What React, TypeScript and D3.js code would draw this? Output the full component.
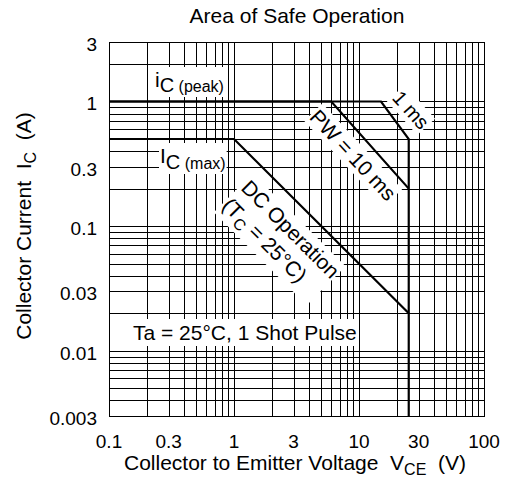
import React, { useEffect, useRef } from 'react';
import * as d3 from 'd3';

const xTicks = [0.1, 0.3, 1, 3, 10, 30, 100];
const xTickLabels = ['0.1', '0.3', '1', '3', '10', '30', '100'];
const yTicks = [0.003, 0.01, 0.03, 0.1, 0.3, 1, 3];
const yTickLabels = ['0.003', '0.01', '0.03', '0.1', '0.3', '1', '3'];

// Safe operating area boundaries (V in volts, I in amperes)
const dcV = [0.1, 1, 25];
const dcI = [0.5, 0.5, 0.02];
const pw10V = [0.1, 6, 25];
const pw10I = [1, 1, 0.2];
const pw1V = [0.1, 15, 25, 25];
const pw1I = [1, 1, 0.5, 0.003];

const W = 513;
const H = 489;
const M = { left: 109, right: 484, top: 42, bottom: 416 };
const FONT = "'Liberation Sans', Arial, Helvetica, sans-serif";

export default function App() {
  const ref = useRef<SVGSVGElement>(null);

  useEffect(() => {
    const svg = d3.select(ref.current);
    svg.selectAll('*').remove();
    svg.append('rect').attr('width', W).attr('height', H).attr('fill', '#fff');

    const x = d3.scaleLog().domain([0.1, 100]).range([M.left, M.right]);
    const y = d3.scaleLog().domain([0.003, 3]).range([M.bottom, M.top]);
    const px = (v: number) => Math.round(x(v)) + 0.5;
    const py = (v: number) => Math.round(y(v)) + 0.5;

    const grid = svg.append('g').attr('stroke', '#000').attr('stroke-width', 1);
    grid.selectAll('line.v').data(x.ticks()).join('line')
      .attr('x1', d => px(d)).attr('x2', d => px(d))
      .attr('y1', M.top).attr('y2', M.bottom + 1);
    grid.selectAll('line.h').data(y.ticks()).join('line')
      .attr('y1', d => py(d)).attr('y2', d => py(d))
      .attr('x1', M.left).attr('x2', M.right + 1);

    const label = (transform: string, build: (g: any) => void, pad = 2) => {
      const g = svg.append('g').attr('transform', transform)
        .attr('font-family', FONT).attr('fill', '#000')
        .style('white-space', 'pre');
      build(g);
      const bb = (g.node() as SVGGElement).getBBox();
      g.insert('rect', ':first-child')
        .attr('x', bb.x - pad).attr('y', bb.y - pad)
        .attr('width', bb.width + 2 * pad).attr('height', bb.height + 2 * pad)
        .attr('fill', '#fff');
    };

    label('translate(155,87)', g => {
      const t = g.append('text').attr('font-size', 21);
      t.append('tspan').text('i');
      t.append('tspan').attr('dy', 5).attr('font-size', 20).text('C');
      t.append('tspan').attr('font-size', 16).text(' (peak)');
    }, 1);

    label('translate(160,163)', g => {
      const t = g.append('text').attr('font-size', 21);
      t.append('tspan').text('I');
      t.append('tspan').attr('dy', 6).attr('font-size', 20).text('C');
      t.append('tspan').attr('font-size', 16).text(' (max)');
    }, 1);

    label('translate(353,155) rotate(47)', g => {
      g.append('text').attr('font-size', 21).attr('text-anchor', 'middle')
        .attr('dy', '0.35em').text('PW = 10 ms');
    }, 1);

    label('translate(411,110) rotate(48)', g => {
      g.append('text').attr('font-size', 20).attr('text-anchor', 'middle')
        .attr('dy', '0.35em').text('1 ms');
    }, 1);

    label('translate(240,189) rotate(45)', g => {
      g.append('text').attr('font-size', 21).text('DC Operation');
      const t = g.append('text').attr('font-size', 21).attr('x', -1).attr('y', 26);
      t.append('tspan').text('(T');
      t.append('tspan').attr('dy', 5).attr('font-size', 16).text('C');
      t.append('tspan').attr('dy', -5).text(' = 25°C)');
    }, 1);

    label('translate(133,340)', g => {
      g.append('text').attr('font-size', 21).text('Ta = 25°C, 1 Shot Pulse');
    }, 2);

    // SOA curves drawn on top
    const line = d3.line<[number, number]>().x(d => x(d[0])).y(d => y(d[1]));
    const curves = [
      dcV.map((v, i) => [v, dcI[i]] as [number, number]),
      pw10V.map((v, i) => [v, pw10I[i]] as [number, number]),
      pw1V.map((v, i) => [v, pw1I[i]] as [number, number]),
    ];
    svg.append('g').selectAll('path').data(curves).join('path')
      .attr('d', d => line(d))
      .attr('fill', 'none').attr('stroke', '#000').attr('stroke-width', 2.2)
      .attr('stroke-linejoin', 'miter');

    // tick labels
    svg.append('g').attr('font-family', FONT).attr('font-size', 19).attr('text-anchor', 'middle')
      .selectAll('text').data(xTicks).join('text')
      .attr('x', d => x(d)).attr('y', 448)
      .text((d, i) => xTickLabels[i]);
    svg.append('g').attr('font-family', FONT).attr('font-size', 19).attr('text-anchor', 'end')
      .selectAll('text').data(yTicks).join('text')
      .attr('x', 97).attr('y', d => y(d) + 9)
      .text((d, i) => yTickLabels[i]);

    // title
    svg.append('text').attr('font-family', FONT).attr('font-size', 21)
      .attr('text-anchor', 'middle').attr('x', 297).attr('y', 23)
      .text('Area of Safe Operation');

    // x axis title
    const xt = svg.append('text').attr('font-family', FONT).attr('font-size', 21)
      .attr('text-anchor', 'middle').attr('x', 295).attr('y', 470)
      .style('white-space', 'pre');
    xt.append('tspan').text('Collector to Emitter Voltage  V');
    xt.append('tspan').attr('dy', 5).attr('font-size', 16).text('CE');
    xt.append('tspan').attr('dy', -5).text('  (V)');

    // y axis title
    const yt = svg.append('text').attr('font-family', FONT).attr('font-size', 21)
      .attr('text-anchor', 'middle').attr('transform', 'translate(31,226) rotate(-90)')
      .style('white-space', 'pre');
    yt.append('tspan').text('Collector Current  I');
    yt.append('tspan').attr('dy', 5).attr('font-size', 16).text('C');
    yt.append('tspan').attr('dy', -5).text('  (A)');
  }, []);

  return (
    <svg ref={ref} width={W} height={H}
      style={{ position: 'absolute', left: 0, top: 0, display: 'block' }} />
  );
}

- [YOUR INSTRUCTIONS]: Retype the whole listing exactly and leave the pictures out.

- [PROBLEM SOLUTION]:
What React, TypeScript and D3.js code would draw this? Output the full component.
import React, { useEffect, useRef } from 'react';
import * as d3 from 'd3';

const xTicks = [0.1, 0.3, 1, 3, 10, 30, 100];
const xTickLabels = ['0.1', '0.3', '1', '3', '10', '30', '100'];
const yTicks = [0.003, 0.01, 0.03, 0.1, 0.3, 1, 3];
const yTickLabels = ['0.003', '0.01', '0.03', '0.1', '0.3', '1', '3'];

// Safe operating area boundaries (V in volts, I in amperes)
const dcV = [0.1, 1, 25];
const dcI = [0.5, 0.5, 0.02];
const pw10V = [0.1, 6, 25];
const pw10I = [1, 1, 0.2];
const pw1V = [0.1, 15, 25, 25];
const pw1I = [1, 1, 0.5, 0.003];

const W = 513;
const H = 489;
const M = { left: 109, right: 484, top: 42, bottom: 416 };
const FONT = "'Liberation Sans', Arial, Helvetica, sans-serif";

export default function App() {
  const ref = useRef<SVGSVGElement>(null);

  useEffect(() => {
    const svg = d3.select(ref.current);
    svg.selectAll('*').remove();
    svg.append('rect').attr('width', W).attr('height', H).attr('fill', '#fff');

    const x = d3.scaleLog().domain([0.1, 100]).range([M.left, M.right]);
    const y = d3.scaleLog().domain([0.003, 3]).range([M.bottom, M.top]);
    const px = (v: number) => Math.round(x(v)) + 0.5;
    const py = (v: number) => Math.round(y(v)) + 0.5;

    const grid = svg.append('g').attr('stroke', '#000').attr('stroke-width', 1);
    grid.selectAll('line.v').data(x.ticks()).join('line')
      .attr('x1', d => px(d)).attr('x2', d => px(d))
      .attr('y1', M.top).attr('y2', M.bottom + 1);
    grid.selectAll('line.h').data(y.ticks()).join('line')
      .attr('y1', d => py(d)).attr('y2', d => py(d))
      .attr('x1', M.left).attr('x2', M.right + 1);

    const label = (transform: string, build: (g: any) => void, pad = 2) => {
      const g = svg.append('g').attr('transform', transform)
        .attr('font-family', FONT).attr('fill', '#000')
        .style('white-space', 'pre');
      build(g);
      const bb = (g.node() as SVGGElement).getBBox();
      g.insert('rect', ':first-child')
        .attr('x', bb.x - pad).attr('y', bb.y - pad)
        .attr('width', bb.width + 2 * pad).attr('height', bb.height + 2 * pad)
        .attr('fill', '#fff');
    };

    label('translate(155,87)', g => {
      const t = g.append('text').attr('font-size', 21);
      t.append('tspan').text('i');
      t.append('tspan').attr('dy', 5).attr('font-size', 20).text('C');
      t.append('tspan').attr('font-size', 16).text(' (peak)');
    }, 1);

    label('translate(160,163)', g => {
      const t = g.append('text').attr('font-size', 21);
      t.append('tspan').text('I');
      t.append('tspan').attr('dy', 6).attr('font-size', 20).text('C');
      t.append('tspan').attr('font-size', 16).text(' (max)');
    }, 1);

    label('translate(353,155) rotate(47)', g => {
      g.append('text').attr('font-size', 21).attr('text-anchor', 'middle')
        .attr('dy', '0.35em').text('PW = 10 ms');
    }, 1);

    label('translate(411,110) rotate(48)', g => {
      g.append('text').attr('font-size', 20).attr('text-anchor', 'middle')
        .attr('dy', '0.35em').text('1 ms');
    }, 1);

    label('translate(240,189) rotate(45)', g => {
      g.append('text').attr('font-size', 21).text('DC Operation');
      const t = g.append('text').attr('font-size', 21).attr('x', -1).attr('y', 26);
      t.append('tspan').text('(T');
      t.append('tspan').attr('dy', 5).attr('font-size', 16).text('C');
      t.append('tspan').attr('dy', -5).text(' = 25°C)');
    }, 1);

    label('translate(133,340)', g => {
      g.append('text').attr('font-size', 21).text('Ta = 25°C, 1 Shot Pulse');
    }, 2);

    // SOA curves drawn on top
    const line = d3.line<[number, number]>().x(d => x(d[0])).y(d => y(d[1]));
    const curves = [
      dcV.map((v, i) => [v, dcI[i]] as [number, number]),
      pw10V.map((v, i) => [v, pw10I[i]] as [number, number]),
      pw1V.map((v, i) => [v, pw1I[i]] as [number, number]),
    ];
    svg.append('g').selectAll('path').data(curves).join('path')
      .attr('d', d => line(d))
      .attr('fill', 'none').attr('stroke', '#000').attr('stroke-width', 2.2)
      .attr('stroke-linejoin', 'miter');

    // tick labels
    svg.append('g').attr('font-family', FONT).attr('font-size', 19).attr('text-anchor', 'middle')
      .selectAll('text').data(xTicks).join('text')
      .attr('x', d => x(d)).attr('y', 448)
      .text((d, i) => xTickLabels[i]);
    svg.append('g').attr('font-family', FONT).attr('font-size', 19).attr('text-anchor', 'end')
      .selectAll('text').data(yTicks).join('text')
      .attr('x', 97).attr('y', d => y(d) + 9)
      .text((d, i) => yTickLabels[i]);

    // title
    svg.append('text').attr('font-family', FONT).attr('font-size', 21)
      .attr('text-anchor', 'middle').attr('x', 297).attr('y', 23)
      .text('Area of Safe Operation');

    // x axis title
    const xt = svg.append('text').attr('font-family', FONT).attr('font-size', 21)
      .attr('text-anchor', 'middle').attr('x', 295).attr('y', 470)
      .style('white-space', 'pre');
    xt.append('tspan').text('Collector to Emitter Voltage  V');
    xt.append('tspan').attr('dy', 5).attr('font-size', 16).text('CE');
    xt.append('tspan').attr('dy', -5).text('  (V)');

    // y axis title
    const yt = svg.append('text').attr('font-family', FONT).attr('font-size', 21)
      .attr('text-anchor', 'middle').attr('transform', 'translate(31,226) rotate(-90)')
      .style('white-space', 'pre');
    yt.append('tspan').text('Collector Current  I');
    yt.append('tspan').attr('dy', 5).attr('font-size', 16).text('C');
    yt.append('tspan').attr('dy', -5).text('  (A)');
  }, []);

  return (
    <svg ref={ref} width={W} height={H}
      style={{ position: 'absolute', left: 0, top: 0, display: 'block' }} />
  );
}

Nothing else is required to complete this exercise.